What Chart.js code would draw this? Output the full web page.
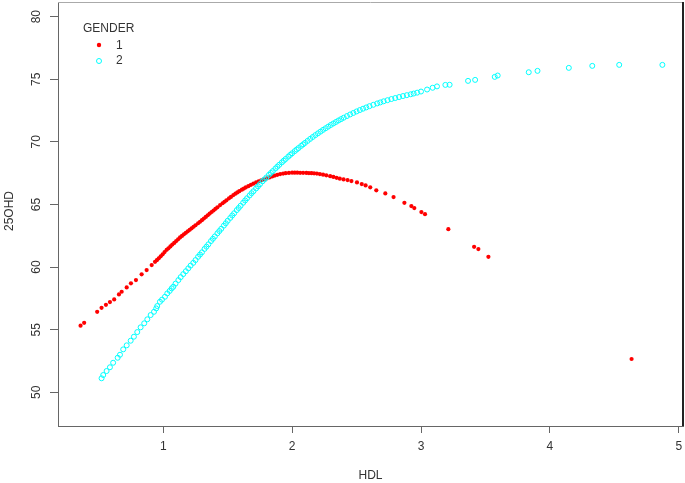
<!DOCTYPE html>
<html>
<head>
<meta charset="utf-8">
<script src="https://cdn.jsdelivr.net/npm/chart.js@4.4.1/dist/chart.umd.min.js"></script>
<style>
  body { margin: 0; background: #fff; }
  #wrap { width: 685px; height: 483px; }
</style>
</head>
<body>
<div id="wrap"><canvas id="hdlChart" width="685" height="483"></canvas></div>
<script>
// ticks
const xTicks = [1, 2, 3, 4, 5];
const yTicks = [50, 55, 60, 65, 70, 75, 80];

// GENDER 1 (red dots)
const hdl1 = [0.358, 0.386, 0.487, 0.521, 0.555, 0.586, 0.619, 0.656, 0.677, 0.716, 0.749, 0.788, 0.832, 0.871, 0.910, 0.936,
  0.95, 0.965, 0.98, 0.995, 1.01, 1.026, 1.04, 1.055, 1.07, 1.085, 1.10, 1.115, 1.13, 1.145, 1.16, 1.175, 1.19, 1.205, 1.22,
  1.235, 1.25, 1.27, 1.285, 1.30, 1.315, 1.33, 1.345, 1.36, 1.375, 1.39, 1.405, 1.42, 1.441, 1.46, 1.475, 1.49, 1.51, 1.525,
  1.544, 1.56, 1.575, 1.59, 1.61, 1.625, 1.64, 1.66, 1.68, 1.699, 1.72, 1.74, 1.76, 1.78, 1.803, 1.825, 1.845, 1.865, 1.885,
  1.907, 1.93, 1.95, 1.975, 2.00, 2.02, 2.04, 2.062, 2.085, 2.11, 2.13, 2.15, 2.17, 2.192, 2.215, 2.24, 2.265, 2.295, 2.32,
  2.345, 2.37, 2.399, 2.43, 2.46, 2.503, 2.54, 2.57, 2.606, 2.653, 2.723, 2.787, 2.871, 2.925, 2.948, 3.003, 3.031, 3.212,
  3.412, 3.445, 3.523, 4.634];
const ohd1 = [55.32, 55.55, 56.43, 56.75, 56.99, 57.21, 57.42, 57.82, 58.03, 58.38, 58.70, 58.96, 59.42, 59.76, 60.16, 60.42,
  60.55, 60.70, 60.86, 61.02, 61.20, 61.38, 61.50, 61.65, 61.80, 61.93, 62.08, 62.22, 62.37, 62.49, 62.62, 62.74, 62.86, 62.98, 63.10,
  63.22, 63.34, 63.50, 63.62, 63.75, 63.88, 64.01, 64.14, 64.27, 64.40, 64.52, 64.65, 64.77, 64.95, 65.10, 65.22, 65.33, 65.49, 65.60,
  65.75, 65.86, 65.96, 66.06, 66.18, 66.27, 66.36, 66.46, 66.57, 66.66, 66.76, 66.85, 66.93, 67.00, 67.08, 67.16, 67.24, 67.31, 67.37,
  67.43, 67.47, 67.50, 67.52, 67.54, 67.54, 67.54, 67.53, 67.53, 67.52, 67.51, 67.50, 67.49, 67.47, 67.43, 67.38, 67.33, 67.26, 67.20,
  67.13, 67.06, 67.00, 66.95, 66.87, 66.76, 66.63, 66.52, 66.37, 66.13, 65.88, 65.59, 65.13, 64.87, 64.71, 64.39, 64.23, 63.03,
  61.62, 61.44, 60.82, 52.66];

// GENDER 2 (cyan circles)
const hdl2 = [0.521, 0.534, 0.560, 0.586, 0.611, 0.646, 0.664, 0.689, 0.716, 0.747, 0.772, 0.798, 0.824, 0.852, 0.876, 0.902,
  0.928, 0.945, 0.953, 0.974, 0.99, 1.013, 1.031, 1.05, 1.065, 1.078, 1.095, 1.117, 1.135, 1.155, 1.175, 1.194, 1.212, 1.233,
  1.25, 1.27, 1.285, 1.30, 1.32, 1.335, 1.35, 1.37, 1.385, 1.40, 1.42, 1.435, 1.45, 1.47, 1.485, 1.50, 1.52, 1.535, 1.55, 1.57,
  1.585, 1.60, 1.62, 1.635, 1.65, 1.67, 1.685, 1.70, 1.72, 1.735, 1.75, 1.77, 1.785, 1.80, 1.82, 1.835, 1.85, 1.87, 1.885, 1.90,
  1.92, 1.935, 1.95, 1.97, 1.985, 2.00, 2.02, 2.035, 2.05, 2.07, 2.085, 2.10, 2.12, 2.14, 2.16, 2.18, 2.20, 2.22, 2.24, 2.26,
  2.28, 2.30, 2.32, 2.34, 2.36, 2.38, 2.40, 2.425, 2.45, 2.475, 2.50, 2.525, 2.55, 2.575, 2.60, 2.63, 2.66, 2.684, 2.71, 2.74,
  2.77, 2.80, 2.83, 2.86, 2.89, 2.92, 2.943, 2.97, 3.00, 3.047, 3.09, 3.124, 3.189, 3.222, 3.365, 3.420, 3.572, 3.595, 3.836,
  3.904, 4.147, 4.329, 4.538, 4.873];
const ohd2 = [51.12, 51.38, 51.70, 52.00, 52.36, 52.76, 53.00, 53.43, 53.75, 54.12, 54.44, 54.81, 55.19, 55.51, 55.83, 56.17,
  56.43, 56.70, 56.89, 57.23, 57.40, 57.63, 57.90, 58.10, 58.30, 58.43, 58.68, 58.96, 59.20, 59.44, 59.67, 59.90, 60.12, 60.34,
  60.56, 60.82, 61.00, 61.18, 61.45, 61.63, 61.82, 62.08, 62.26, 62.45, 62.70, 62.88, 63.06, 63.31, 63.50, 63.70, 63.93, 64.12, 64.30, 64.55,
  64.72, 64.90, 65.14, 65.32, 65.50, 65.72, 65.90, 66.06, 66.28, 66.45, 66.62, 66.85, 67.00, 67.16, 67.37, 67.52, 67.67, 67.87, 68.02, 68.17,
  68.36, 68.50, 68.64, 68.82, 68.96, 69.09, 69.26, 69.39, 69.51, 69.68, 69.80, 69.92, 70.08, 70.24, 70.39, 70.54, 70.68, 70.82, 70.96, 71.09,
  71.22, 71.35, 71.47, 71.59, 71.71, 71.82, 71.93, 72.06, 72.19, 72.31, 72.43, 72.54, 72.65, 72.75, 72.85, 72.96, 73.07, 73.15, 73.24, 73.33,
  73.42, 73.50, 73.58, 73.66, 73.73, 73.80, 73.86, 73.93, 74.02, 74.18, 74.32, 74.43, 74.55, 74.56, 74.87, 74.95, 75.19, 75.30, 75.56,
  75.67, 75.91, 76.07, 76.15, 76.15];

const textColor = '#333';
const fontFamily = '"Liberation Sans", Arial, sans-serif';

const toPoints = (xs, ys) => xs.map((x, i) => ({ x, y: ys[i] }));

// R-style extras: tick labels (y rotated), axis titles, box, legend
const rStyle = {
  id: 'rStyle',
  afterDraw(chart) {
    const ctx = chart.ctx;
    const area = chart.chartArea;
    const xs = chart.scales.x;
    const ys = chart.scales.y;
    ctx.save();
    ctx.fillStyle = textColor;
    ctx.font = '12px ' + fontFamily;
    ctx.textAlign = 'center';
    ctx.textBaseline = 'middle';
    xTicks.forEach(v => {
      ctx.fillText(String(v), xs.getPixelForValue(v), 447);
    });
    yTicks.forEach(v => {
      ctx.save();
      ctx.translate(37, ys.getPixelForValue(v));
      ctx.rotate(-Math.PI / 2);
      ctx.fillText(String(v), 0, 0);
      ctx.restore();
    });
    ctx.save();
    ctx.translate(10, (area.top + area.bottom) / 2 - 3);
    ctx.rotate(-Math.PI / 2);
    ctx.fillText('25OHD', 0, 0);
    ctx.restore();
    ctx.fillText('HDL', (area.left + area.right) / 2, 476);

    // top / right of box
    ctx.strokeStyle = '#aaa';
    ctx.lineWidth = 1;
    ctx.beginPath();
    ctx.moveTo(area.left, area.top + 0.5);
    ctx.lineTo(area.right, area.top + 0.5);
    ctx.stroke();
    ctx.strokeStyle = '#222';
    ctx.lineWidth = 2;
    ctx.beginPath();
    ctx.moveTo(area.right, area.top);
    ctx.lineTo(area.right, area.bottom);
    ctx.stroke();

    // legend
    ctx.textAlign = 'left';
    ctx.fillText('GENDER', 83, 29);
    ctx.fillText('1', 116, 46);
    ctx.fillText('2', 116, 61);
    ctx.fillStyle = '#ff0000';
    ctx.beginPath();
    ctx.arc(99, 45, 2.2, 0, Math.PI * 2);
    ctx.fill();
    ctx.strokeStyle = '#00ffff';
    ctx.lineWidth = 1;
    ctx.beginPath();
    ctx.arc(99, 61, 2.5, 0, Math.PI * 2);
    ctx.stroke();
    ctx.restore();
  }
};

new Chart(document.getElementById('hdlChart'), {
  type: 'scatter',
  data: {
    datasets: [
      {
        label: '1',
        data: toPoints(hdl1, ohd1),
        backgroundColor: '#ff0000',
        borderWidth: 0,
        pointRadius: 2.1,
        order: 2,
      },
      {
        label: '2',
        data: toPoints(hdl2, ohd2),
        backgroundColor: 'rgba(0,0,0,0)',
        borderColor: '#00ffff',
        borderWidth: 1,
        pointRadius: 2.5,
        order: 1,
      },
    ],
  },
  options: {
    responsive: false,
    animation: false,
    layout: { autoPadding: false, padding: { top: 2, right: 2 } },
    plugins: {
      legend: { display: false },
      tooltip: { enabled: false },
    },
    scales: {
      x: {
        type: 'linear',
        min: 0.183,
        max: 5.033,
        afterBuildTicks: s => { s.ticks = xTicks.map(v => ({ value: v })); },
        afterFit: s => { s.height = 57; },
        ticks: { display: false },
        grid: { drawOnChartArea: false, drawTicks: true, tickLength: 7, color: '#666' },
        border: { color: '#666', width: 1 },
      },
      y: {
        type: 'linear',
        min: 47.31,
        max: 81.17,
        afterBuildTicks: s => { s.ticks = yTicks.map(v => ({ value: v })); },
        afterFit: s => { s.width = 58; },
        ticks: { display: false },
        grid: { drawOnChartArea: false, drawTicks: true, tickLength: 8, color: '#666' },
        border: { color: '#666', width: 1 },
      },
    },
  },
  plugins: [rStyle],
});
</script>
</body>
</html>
+-------+
Directions for this task |
Starting with the first line of the data above and ending with the line containing "const yTicks = [50, 55, 60, 65, 70, 75, 80];", please restate every line exactly, leaving images out.

Result of the exercise |
What Chart.js code would draw this? Output the full web page.
<!DOCTYPE html>
<html>
<head>
<meta charset="utf-8">
<script src="https://cdn.jsdelivr.net/npm/chart.js@4.4.1/dist/chart.umd.min.js"></script>
<style>
  body { margin: 0; background: #fff; }
  #wrap { width: 685px; height: 483px; }
</style>
</head>
<body>
<div id="wrap"><canvas id="hdlChart" width="685" height="483"></canvas></div>
<script>
// ticks
const xTicks = [1, 2, 3, 4, 5];
const yTicks = [50, 55, 60, 65, 70, 75, 80];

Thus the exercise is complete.